The answer to your 4th and 5th question is not so simple, because S-matrix theory is so difficult to reconcile with intuition. Within an S-matrix theory, there is still a Hilbert space, defined by asymptotic in and out states, and in principle you are supposed to imagine every state of the world as a superposition of incoming particles which would produce this state "now" (even though the "now" is not completely well defined, the superposition of the incoming states is well defined). Then a measurement is a projection of the "in" state in response to an observation, which can be viewed as a selection of which branch of ridiculously complicated macroscopic "in" state superposition we have found ourselves to be in.
The same is true in AdS/CFT. Any state of the interior of an AdS quantum gravity theory should be thought of as a state of the boundary field theory, and then the measurement phenomenon is just the same as in measurements in ordinary quantum field theory, or in ordinary quantum mechanics.
The only difference with ordinary quantum mechanics is that the classical limit is removed from intuition even more by an extra layer of abstraction--- shoving every state to an asymptotic "in" and "out", or to the boundary CFT. But if you are comfortable with the process of measurement in ordinary time-coordinate quantum mechanics, you shouldn't be less comfortable with it in S-matrix theory.
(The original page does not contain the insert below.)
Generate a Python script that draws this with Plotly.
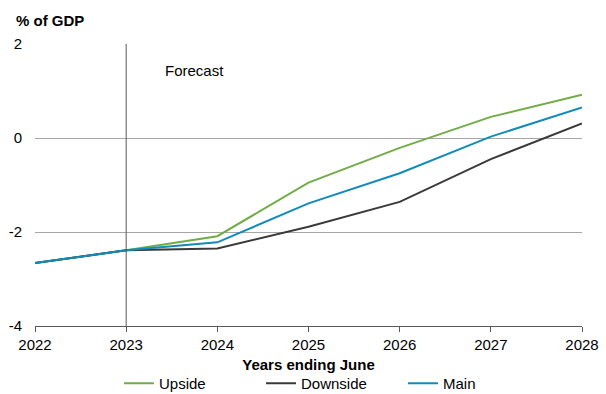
import plotly.graph_objects as go

years = [2022, 2023, 2024, 2025, 2026, 2027, 2028]
upside = [-2.66, -2.39, -2.09, -0.95, -0.21, 0.45, 0.92]
downside = [-2.66, -2.39, -2.35, -1.89, -1.36, -0.45, 0.31]
main = [-2.66, -2.39, -2.22, -1.39, -0.75, 0.03, 0.65]

series = [
    ("Upside", upside, "#70AD47"),
    ("Downside", downside, "#3A3A3A"),
    ("Main", main, "#128BB8"),
]

font_family = "Liberation Sans, Arial, sans-serif"
fs = 15

fig = go.Figure()
for name, vals, color in series:
    fig.add_trace(go.Scatter(
        x=years, y=vals, name=name, mode="lines",
        line=dict(color=color, width=2),
    ))

# forecast divider at the last actual year
fig.add_shape(type="line", xref="x", yref="paper", x0=2023, x1=2023, y0=0, y1=1,
              line=dict(color="#595959", width=1))

fig.add_annotation(text="Forecast", xref="x", yref="y", x=2023.4, y=1.43,
                   xanchor="left", yanchor="middle", showarrow=False,
                   font=dict(size=fs, color="#000000", family=font_family))

fig.add_annotation(text="<b>% of GDP</b>", xref="paper", yref="paper",
                   x=-21/547, y=1 + 24/282, xanchor="left", yanchor="middle",
                   showarrow=False,
                   font=dict(size=fs, color="#000000", family=font_family))

fig.update_layout(
    width=606, height=394,
    margin=dict(l=35, r=24, t=44, b=68, autoexpand=False),
    paper_bgcolor="white", plot_bgcolor="white",
    font=dict(family=font_family, size=fs, color="#000000"),
    showlegend=True,
    legend=dict(orientation="h", x=84/547, y=-41/282,
                xanchor="left", yanchor="top",
                entrywidth=97, entrywidthmode="pixels",
                itemwidth=30, font=dict(size=fs), traceorder="normal"),
    xaxis=dict(
        range=[2022, 2028], tickmode="array", tickvals=years,
        ticktext=[str(y) for y in years],
        showgrid=False, zeroline=False,
        showline=True, linecolor="#595959", linewidth=1,
        ticks="outside", ticklen=5, tickcolor="#595959",
        title=dict(text="<b>Years ending June</b>", standoff=7,
                   font=dict(size=fs)),
    ),
    yaxis=dict(
        range=[-4, 2], tickmode="array", tickvals=[-4, -2, 0, 2],
        ticktext=["-4", "-2", "0", "2"],
        showgrid=True, gridcolor="#A6A6A6", gridwidth=1,
        zeroline=False, showline=False, ticks="",
        ticklabelstandoff=12,
    ),
)

fig.write_html("out.html")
The only question is how comfortable you should be with it in ordinary quantum mechanics.
A: 
Does String theory say that spacetime is not fundamental but should be considered an emergent phenomenon?

Not in the usual description of string theory. Spacetime enters the theory by stating that a string has coordinates in spacetime, so in this sense it is a fundamental property of the theory.
Some string theories can be described in an alternative way, by a field theory (not a string theory) in which there is one fewer spacetime dimension. This is called holography. In this alternative description, you can say that this 'extra' dimension is emergent because it is not part of the spacetime of the holographic field theory.